Goal:
Leave out the pictures; transcribe all else exactly.
[begin Source excerpt]
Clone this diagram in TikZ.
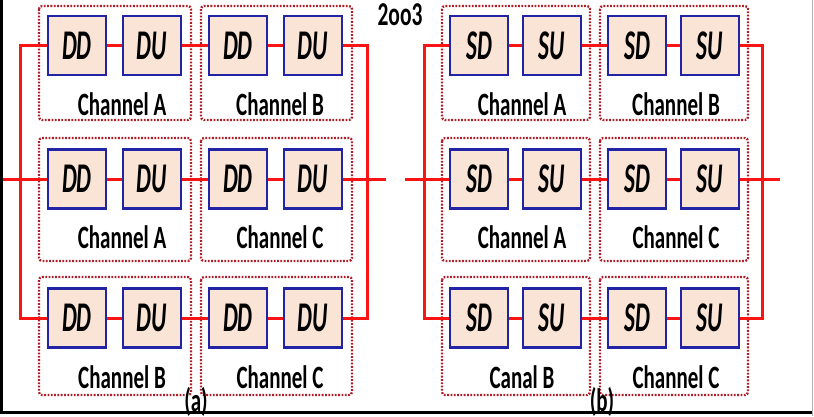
\documentclass[tikz,border=0pt]{standalone}
\usepackage{fontspec}
\setmainfont{Carlito}
\usepackage{graphicx}
\definecolor{wirered}{RGB}{250,20,20}
\definecolor{boxblue}{RGB}{35,35,165}
\definecolor{boxfill}{RGB}{250,228,214}
\definecolor{grpred}{RGB}{175,30,40}
\newcommand{\tallb}[1]{\scalebox{1}[1.55]{\bfseries #1}}
\newcommand{\tallbi}[1]{\scalebox{1}[1.8]{\bfseries\itshape #1}}
\pgfdeclarelayer{grplayer}
\pgfdeclarelayer{wirelayer}
\pgfsetlayers{grplayer,wirelayer,main}
\begin{document}
\begin{tikzpicture}[x=1pt,y=-1pt,
  unit/.style={draw=boxblue, line width=2.5pt, fill=boxfill,
    minimum width=58pt, minimum height=59pt, inner sep=0pt,
    font=\fontsize{23.5}{23.5}\selectfont},
  wire/.style={draw=wirered, line width=3pt},
  grp/.style={draw=grpred, line width=2.3pt, dash pattern=on 1.8pt off 1.5pt,
    rounded corners=3pt},
  chan/.style={anchor=base, inner sep=0pt, font=\fontsize{21}{21}\selectfont},
]
\useasboundingbox (0,0) rectangle (814,416);

% ---------- (a): DD / DU chains ----------
\foreach \r/\y/\gt/\gb/\lb/\la/\lc in
  {1/45.5/6/120/115/Channel A/Channel B,
   2/179/138/261/248/Channel A/Channel C,
   3/318/277/395/388/Channel B/Channel C} {
  \begin{pgfonlayer}{grplayer}
    \draw[grp] (39,\gt) rectangle (191,\gb);
    \draw[grp] (201,\gt) rectangle (352,\gb);
  \end{pgfonlayer}
  \node[unit] (a\r1) at (77,\y)  {\tallbi{DD}};
  \node[unit] (a\r2) at (152,\y) {\tallbi{DU}};
  \node[unit] (a\r3) at (238,\y) {\tallbi{DD}};
  \node[unit] (a\r4) at (313,\y) {\tallbi{DU}};
  \node[chan] (aLab\r1) at (122,\lb) {\tallb{\la}};
  \node[chan] (aLab\r2) at (280,\lb) {\tallb{\lc}};
  \begin{pgfonlayer}{wirelayer}
    \draw[wire] (a\r1) -- (a\r2) -- (a\r3) -- (a\r4);
  \end{pgfonlayer}
}

% ---------- (b): SD / SU chains ----------
\foreach \r/\y/\gt/\gb/\lb/\la/\lc in
  {1/45.5/6/120/115/Channel A/Channel B,
   2/179/138/261/248/Channel A/Channel C,
   3/318/277/395/388/Canal B/Channel C} {
  \begin{pgfonlayer}{grplayer}
    \draw[grp] (442,\gt) rectangle (590,\gb);
    \draw[grp] (600,\gt) rectangle (748,\gb);
  \end{pgfonlayer}
  \node[unit] (b\r1) at (479,\y) {\tallbi{SD}};
  \node[unit] (b\r2) at (552,\y) {\tallbi{SU}};
  \node[unit] (b\r3) at (637,\y) {\tallbi{SD}};
  \node[unit] (b\r4) at (710,\y) {\tallbi{SU}};
  \node[chan] (bLab\r1) at (522,\lb) {\tallb{\la}};
  \node[chan] (bLab\r2) at (676,\lb) {\tallb{\lc}};
  \begin{pgfonlayer}{wirelayer}
    \draw[wire] (b\r1) -- (b\r2) -- (b\r3) -- (b\r4);
  \end{pgfonlayer}
}

% bus bars and terminals
\coordinate (aL1) at (20,45.5);  \coordinate (aL3) at (20,318);
\coordinate (aR1) at (367,45.5); \coordinate (aR3) at (367,318);
\coordinate (aIn) at (3,179);    \coordinate (aOut) at (386,179);
\coordinate (bL1) at (424,45.5); \coordinate (bL3) at (424,318);
\coordinate (bR1) at (762,45.5); \coordinate (bR3) at (762,318);
\coordinate (bIn) at (405,179);  \coordinate (bOut) at (780,179);
\begin{pgfonlayer}{wirelayer}
  \draw[wire] (a11) -- (aL1) -- (aL3) -- (a31);
  \draw[wire] (a14) -- (aR1) -- (aR3) -- (a34);
  \draw[wire] (aIn) -- (a21);
  \draw[wire] (a24) -- (aOut);
  \draw[wire] (b11) -- (bL1) -- (bL3) -- (b31);
  \draw[wire] (b14) -- (bR1) -- (bR3) -- (b34);
  \draw[wire] (bIn) -- (b21);
  \draw[wire] (b24) -- (bOut);
\end{pgfonlayer}

% titles and captions
\node[font=\fontsize{21.5}{21.5}\selectfont, inner sep=0pt] (title) at (400,15) {\tallb{2oo3}};
\node[chan] (capA) at (196,411) {\tallb{(a)}};
\node[chan] (capB) at (602,411) {\tallb{(b)}};

% frame
\draw[black, line width=3pt] (1.5,0) -- (1.5,412) -- (812,412);
\draw[black!30, line width=1pt] (812.5,0) -- (812.5,416);
\end{tikzpicture}
\end{document}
[end Source excerpt]
Correct response:
Clone this diagram in TikZ.
\documentclass[tikz,border=0pt]{standalone}
\usepackage{fontspec}
\setmainfont{Carlito}
\usepackage{graphicx}
\definecolor{wirered}{RGB}{250,20,20}
\definecolor{boxblue}{RGB}{35,35,165}
\definecolor{boxfill}{RGB}{250,228,214}
\definecolor{grpred}{RGB}{175,30,40}
\newcommand{\tallb}[1]{\scalebox{1}[1.55]{\bfseries #1}}
\newcommand{\tallbi}[1]{\scalebox{1}[1.8]{\bfseries\itshape #1}}
\pgfdeclarelayer{grplayer}
\pgfdeclarelayer{wirelayer}
\pgfsetlayers{grplayer,wirelayer,main}
\begin{document}
\begin{tikzpicture}[x=1pt,y=-1pt,
  unit/.style={draw=boxblue, line width=2.5pt, fill=boxfill,
    minimum width=58pt, minimum height=59pt, inner sep=0pt,
    font=\fontsize{23.5}{23.5}\selectfont},
  wire/.style={draw=wirered, line width=3pt},
  grp/.style={draw=grpred, line width=2.3pt, dash pattern=on 1.8pt off 1.5pt,
    rounded corners=3pt},
  chan/.style={anchor=base, inner sep=0pt, font=\fontsize{21}{21}\selectfont},
]
\useasboundingbox (0,0) rectangle (814,416);

% ---------- (a): DD / DU chains ----------
\foreach \r/\y/\gt/\gb/\lb/\la/\lc in
  {1/45.5/6/120/115/Channel A/Channel B,
   2/179/138/261/248/Channel A/Channel C,
   3/318/277/395/388/Channel B/Channel C} {
  \begin{pgfonlayer}{grplayer}
    \draw[grp] (39,\gt) rectangle (191,\gb);
    \draw[grp] (201,\gt) rectangle (352,\gb);
  \end{pgfonlayer}
  \node[unit] (a\r1) at (77,\y)  {\tallbi{DD}};
  \node[unit] (a\r2) at (152,\y) {\tallbi{DU}};
  \node[unit] (a\r3) at (238,\y) {\tallbi{DD}};
  \node[unit] (a\r4) at (313,\y) {\tallbi{DU}};
  \node[chan] (aLab\r1) at (122,\lb) {\tallb{\la}};
  \node[chan] (aLab\r2) at (280,\lb) {\tallb{\lc}};
  \begin{pgfonlayer}{wirelayer}
    \draw[wire] (a\r1) -- (a\r2) -- (a\r3) -- (a\r4);
  \end{pgfonlayer}
}

% ---------- (b): SD / SU chains ----------
\foreach \r/\y/\gt/\gb/\lb/\la/\lc in
  {1/45.5/6/120/115/Channel A/Channel B,
   2/179/138/261/248/Channel A/Channel C,
   3/318/277/395/388/Canal B/Channel C} {
  \begin{pgfonlayer}{grplayer}
    \draw[grp] (442,\gt) rectangle (590,\gb);
    \draw[grp] (600,\gt) rectangle (748,\gb);
  \end{pgfonlayer}
  \node[unit] (b\r1) at (479,\y) {\tallbi{SD}};
  \node[unit] (b\r2) at (552,\y) {\tallbi{SU}};
  \node[unit] (b\r3) at (637,\y) {\tallbi{SD}};
  \node[unit] (b\r4) at (710,\y) {\tallbi{SU}};
  \node[chan] (bLab\r1) at (522,\lb) {\tallb{\la}};
  \node[chan] (bLab\r2) at (676,\lb) {\tallb{\lc}};
  \begin{pgfonlayer}{wirelayer}
    \draw[wire] (b\r1) -- (b\r2) -- (b\r3) -- (b\r4);
  \end{pgfonlayer}
}

% bus bars and terminals
\coordinate (aL1) at (20,45.5);  \coordinate (aL3) at (20,318);
\coordinate (aR1) at (367,45.5); \coordinate (aR3) at (367,318);
\coordinate (aIn) at (3,179);    \coordinate (aOut) at (386,179);
\coordinate (bL1) at (424,45.5); \coordinate (bL3) at (424,318);
\coordinate (bR1) at (762,45.5); \coordinate (bR3) at (762,318);
\coordinate (bIn) at (405,179);  \coordinate (bOut) at (780,179);
\begin{pgfonlayer}{wirelayer}
  \draw[wire] (a11) -- (aL1) -- (aL3) -- (a31);
  \draw[wire] (a14) -- (aR1) -- (aR3) -- (a34);
  \draw[wire] (aIn) -- (a21);
  \draw[wire] (a24) -- (aOut);
  \draw[wire] (b11) -- (bL1) -- (bL3) -- (b31);
  \draw[wire] (b14) -- (bR1) -- (bR3) -- (b34);
  \draw[wire] (bIn) -- (b21);
  \draw[wire] (b24) -- (bOut);
\end{pgfonlayer}

% titles and captions
\node[font=\fontsize{21.5}{21.5}\selectfont, inner sep=0pt] (title) at (400,15) {\tallb{2oo3}};
\node[chan] (capA) at (196,411) {\tallb{(a)}};
\node[chan] (capB) at (602,411) {\tallb{(b)}};

% frame
\draw[black, line width=3pt] (1.5,0) -- (1.5,412) -- (812,412);
\draw[black!30, line width=1pt] (812.5,0) -- (812.5,416);
\end{tikzpicture}
\end{document}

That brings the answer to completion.